* Begin *

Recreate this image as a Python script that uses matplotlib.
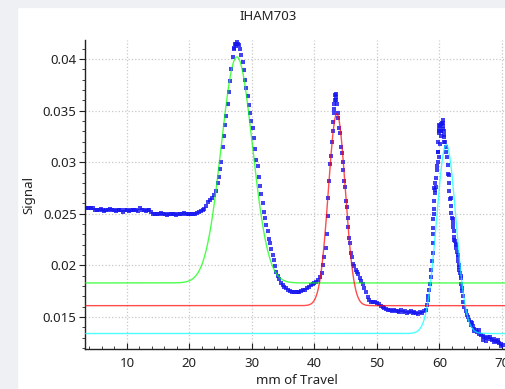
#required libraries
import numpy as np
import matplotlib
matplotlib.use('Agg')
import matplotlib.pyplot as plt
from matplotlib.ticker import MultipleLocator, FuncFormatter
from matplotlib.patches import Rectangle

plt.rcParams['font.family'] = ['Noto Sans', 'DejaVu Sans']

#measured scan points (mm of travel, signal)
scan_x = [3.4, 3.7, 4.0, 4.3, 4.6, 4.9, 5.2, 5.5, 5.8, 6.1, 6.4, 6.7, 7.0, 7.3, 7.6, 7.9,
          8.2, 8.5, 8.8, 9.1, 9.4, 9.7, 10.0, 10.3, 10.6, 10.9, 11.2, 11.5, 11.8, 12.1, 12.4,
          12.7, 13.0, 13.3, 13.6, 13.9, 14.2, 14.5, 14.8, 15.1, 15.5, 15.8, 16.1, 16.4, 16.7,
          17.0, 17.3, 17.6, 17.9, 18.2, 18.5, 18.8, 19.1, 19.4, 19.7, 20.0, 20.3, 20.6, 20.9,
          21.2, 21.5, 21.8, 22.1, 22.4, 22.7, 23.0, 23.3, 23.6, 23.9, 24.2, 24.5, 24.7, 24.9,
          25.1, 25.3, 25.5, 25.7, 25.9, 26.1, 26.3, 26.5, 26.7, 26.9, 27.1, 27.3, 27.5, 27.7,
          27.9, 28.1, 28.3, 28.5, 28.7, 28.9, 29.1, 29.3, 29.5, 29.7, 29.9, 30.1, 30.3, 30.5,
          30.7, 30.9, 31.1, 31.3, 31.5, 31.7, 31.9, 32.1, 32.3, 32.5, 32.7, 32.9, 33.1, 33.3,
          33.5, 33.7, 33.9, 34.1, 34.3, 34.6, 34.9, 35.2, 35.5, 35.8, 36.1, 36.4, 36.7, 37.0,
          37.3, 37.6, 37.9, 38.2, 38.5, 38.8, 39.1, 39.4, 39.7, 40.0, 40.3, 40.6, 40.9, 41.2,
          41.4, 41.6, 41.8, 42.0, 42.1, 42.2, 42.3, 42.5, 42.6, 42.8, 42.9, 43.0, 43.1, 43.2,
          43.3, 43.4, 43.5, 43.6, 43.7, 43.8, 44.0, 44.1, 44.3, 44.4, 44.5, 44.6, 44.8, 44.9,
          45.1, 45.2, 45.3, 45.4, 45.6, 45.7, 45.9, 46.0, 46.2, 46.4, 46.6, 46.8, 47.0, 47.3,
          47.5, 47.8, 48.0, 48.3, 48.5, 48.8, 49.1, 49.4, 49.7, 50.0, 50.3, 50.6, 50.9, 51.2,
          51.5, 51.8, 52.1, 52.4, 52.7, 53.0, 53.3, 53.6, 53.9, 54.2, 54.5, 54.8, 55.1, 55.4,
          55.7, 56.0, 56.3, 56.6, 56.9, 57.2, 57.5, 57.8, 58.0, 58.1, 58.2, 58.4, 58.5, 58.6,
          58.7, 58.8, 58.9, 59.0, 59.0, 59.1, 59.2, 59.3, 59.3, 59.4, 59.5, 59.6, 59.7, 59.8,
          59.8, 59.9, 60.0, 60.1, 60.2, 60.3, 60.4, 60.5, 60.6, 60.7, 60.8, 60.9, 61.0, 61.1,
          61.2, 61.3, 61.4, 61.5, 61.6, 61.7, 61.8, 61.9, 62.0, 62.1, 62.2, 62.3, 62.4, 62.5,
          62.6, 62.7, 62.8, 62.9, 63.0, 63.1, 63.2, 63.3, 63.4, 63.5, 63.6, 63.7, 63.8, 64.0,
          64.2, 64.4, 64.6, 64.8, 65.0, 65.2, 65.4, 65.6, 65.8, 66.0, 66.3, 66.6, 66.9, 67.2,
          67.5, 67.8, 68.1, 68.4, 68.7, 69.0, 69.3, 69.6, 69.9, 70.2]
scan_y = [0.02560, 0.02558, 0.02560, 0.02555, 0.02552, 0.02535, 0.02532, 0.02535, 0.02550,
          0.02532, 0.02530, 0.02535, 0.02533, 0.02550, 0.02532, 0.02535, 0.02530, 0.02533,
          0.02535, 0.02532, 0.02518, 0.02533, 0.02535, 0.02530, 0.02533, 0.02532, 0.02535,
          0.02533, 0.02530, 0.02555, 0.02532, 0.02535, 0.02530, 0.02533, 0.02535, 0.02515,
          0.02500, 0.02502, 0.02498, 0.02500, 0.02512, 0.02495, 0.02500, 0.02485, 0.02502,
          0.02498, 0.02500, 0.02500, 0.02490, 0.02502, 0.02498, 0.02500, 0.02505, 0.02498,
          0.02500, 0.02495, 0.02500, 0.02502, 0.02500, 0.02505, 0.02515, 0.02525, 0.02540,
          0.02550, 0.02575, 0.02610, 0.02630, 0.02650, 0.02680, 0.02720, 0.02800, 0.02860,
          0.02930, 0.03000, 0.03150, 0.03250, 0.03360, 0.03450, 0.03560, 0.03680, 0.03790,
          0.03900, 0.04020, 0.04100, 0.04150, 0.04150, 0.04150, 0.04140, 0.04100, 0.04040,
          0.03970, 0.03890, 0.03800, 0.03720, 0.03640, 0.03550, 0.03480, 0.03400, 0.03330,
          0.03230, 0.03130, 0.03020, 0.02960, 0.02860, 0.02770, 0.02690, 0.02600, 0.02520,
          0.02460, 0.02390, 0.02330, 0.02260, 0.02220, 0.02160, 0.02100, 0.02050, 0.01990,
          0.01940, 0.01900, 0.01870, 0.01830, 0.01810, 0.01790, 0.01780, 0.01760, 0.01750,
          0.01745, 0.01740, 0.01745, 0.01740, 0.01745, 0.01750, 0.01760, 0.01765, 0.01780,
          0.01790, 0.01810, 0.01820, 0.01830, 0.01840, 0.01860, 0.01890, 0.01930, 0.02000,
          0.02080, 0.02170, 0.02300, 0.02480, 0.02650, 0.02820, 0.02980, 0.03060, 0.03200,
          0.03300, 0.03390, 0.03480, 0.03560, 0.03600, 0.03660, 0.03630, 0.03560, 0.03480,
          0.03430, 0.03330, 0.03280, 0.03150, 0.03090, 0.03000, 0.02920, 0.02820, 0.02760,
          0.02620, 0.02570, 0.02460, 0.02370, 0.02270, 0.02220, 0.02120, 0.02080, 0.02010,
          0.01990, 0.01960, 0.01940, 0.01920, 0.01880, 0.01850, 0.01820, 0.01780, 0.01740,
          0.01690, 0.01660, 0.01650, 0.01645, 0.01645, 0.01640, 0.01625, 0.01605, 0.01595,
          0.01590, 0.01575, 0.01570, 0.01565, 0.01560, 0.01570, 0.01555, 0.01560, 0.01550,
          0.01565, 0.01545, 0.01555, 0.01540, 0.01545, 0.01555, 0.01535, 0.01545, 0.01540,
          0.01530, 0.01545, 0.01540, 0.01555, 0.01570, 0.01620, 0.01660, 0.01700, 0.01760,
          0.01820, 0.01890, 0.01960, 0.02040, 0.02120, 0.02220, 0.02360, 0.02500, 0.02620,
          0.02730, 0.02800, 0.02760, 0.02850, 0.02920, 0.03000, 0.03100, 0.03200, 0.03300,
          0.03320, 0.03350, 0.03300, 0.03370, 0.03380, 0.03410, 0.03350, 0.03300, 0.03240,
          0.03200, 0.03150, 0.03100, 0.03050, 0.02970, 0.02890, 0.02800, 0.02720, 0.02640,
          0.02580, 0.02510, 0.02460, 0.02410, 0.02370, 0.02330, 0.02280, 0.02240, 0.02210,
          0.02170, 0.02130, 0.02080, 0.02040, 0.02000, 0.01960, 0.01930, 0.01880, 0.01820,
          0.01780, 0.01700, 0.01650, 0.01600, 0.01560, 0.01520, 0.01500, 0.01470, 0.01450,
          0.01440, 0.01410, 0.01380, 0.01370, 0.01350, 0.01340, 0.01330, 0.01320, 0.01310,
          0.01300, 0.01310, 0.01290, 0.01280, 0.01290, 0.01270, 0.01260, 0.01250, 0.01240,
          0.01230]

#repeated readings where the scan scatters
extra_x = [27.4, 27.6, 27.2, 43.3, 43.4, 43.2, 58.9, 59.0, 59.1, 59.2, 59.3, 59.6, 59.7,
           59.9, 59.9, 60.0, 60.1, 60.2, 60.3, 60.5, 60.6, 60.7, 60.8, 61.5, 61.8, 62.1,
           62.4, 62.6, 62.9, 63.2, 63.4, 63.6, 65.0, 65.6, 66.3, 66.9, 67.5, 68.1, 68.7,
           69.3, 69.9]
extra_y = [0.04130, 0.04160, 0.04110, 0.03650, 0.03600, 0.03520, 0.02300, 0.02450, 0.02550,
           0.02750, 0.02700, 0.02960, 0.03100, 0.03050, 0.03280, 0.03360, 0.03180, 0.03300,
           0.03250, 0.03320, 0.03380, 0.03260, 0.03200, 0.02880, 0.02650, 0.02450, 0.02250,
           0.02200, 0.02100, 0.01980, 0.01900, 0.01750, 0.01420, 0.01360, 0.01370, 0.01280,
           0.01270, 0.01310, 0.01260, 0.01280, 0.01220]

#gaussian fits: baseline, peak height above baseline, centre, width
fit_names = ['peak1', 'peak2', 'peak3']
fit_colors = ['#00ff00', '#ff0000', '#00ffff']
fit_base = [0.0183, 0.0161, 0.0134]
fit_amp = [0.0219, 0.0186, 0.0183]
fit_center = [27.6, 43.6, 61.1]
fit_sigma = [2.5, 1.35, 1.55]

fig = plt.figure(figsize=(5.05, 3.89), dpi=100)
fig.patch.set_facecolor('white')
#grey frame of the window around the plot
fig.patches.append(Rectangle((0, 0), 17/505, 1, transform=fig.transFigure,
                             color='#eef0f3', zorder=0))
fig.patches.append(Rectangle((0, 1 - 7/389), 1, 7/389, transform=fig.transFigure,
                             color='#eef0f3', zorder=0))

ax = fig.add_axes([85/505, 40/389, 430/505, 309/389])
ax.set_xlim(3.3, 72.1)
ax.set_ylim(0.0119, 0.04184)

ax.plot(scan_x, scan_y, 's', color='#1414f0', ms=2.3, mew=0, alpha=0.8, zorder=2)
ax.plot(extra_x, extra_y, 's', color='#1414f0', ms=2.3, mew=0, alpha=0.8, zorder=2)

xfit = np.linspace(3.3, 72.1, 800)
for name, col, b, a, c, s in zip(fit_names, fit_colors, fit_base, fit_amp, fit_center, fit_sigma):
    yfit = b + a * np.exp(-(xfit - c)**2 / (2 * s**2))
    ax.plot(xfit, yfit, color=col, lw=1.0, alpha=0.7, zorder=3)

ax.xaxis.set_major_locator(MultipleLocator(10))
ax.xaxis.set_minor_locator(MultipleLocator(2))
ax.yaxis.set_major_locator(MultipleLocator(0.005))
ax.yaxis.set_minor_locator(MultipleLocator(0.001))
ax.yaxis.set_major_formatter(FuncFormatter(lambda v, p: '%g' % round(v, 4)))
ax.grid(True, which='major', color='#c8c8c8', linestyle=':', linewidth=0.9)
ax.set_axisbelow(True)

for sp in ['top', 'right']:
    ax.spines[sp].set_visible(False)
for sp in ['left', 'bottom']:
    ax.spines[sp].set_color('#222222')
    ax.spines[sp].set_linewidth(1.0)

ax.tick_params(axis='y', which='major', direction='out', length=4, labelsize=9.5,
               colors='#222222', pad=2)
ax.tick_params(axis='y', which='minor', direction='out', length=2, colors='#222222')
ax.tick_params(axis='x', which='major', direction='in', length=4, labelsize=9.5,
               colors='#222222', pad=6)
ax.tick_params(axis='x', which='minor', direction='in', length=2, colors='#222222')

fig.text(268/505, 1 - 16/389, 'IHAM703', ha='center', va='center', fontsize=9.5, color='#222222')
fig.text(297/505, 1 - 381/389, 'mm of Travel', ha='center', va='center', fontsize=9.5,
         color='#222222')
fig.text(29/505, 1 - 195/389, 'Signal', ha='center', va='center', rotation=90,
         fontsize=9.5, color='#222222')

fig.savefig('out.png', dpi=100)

* End *

STATED EXERCISE:
Copy exactly the lines running from the beginning of the listing through the line that has "plt.rcParams['font.family'] = ['Noto". Drop the pictures.

ANSWER TO THE TASK:
Recreate this image as a Python script that uses matplotlib.
#required libraries
import numpy as np
import matplotlib
matplotlib.use('Agg')
import matplotlib.pyplot as plt
from matplotlib.ticker import MultipleLocator, FuncFormatter
from matplotlib.patches import Rectangle

plt.rcParams['font.family'] = ['Noto Sans', 'DejaVu Sans']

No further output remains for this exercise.